The first manufacturing method to be tested was a press-joining process. This was performed discontinuously by an 8" and 10" rolling stand. The high-grade steel sheet metals [X2CrNiMo17 12-2 (1.4404) and X6CrNiMoTi17 12-2 (1.4571)] with a thickness of 0.5 mm were first cleaned and degreased. The steel was than coated with a defined layer of adhesive. The used adhesive agent is a conventional product based on epoxy with resin. After activating the adhesive the upper sheet metal was joined with a 0.5 mm thick PP/PE-foil in a rolling process. During the next step the produced upper sandwich was bonded with the lower sheet metal, also by rolling. For durable and reproducible adhesive bonding an activation temperature of the adhesive of 254°C +/-2°C was needed. The necessary dwell time of the coated sheet metals was 30 seconds in a stationary convection oven.
The other way to produce sandwich material is the discontinuous method. This manufacturing method was carried out with a cooling and heating system deduced in a laboratory press system.

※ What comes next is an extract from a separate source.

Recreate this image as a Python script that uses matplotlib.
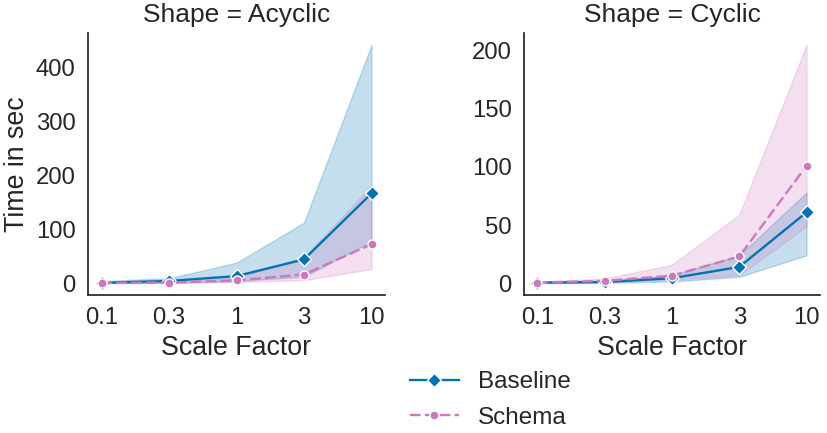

For the sandwich production a sufficient set of the granular material was mixed with the adhesive agent. This mixture was inserted as a packed bed between the cleaned and degreased sheet metals. At temperatures between 260 to 300°C the sandwich materials were then pressed for about 60s. To reach an even core layer thickness, the sandwich material was pressurized at 445 MPa. After the press process the sandwich material annealed to room temperature with a cooling rate of 10°C/min. For adjusting the core layer thickness and the thickness of the complete sandwich material a metal frame was used as a spacer.
These sandwich materials were examined in different tests for the bond strength of the individual layers and for their forming behavior. Deep drawing behavior is for example examined in the Erichsen Test. The height of the cup is a reference value to compare different sheet materials.

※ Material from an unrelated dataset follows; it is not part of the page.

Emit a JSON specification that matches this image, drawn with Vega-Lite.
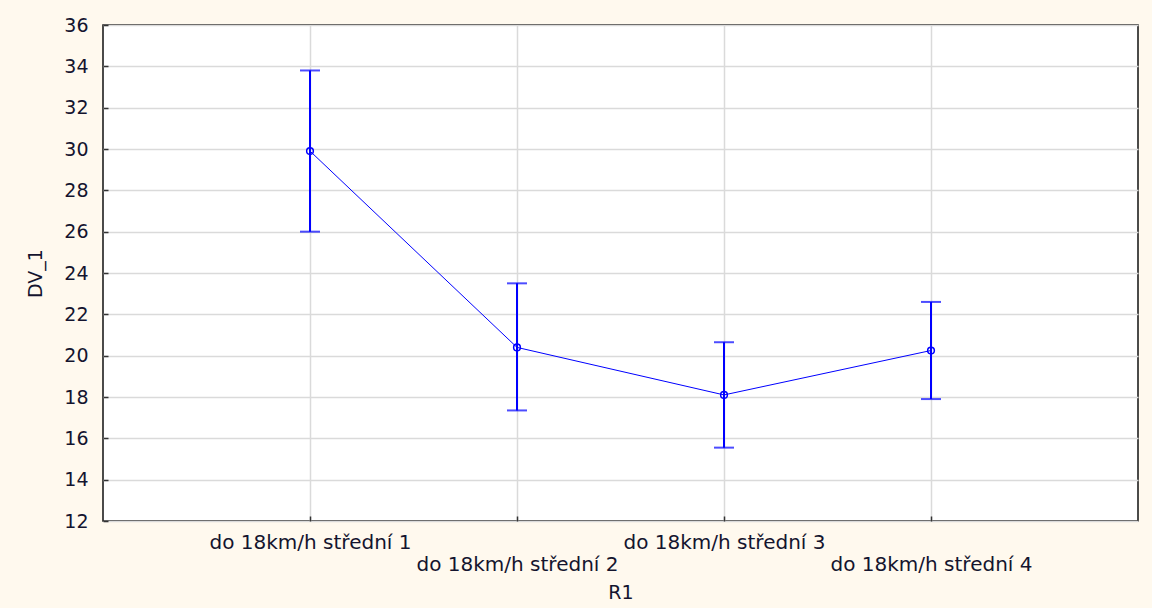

The difficulties in the deep drawing process of sandwich systems dwells from the different behavior of the used materials, e.g. polymer and high-grade steel.
The wrinkling of the metal can be counteracted with blank holders for mono materials. The material is forced into the desired flow direction. With sandwich systems, e.g. metal/PP/PE/metal the metal layer can flow despite a blank holder in the polymers, so that it can come to wrinkling in the metal layer. The higher the resistance of the polymer is brought into line with that of the metal, the bigger the resistance is against wrinkling.
For the deep drawing process of sandwich materials the knowledge about the blank holder pressure and force was necessary. Too little blank holder pressure increases the risk of wrinkling.
The development of new materials and technologies still stands at the beginning. New adapted material systems like natural fiber composites, hybrid structures of metals, polymers and ceramics increasingly gain meaning in future. The development for adapted composites, the processing of a material construction matrix for composite materials as well as the improvement on the adhesion and cohesion qualities by shift transitions graduated are future design objectives. Furthermore at the beginning of the material design process the aspects of the environmental protection and recycling have to consider.
Tool concepts and procedures should also be reconsidered for the component production from sandwich materials or be developed newly or adapted to the materials.
Aspects of the environmental protection and recycling are getting more important in these considerations from the beginning of the development. The use of natural fibers can serve as reinforcements in a matrix material between two metal sheets.
The interest in research and development in the area of these new materials has increased strongly during the last few years. In combination with other fields of research, like the nanotechnology, the biotronics, the mechatronics and the material development, the sandwich materials offer a large and important spectrum for the future.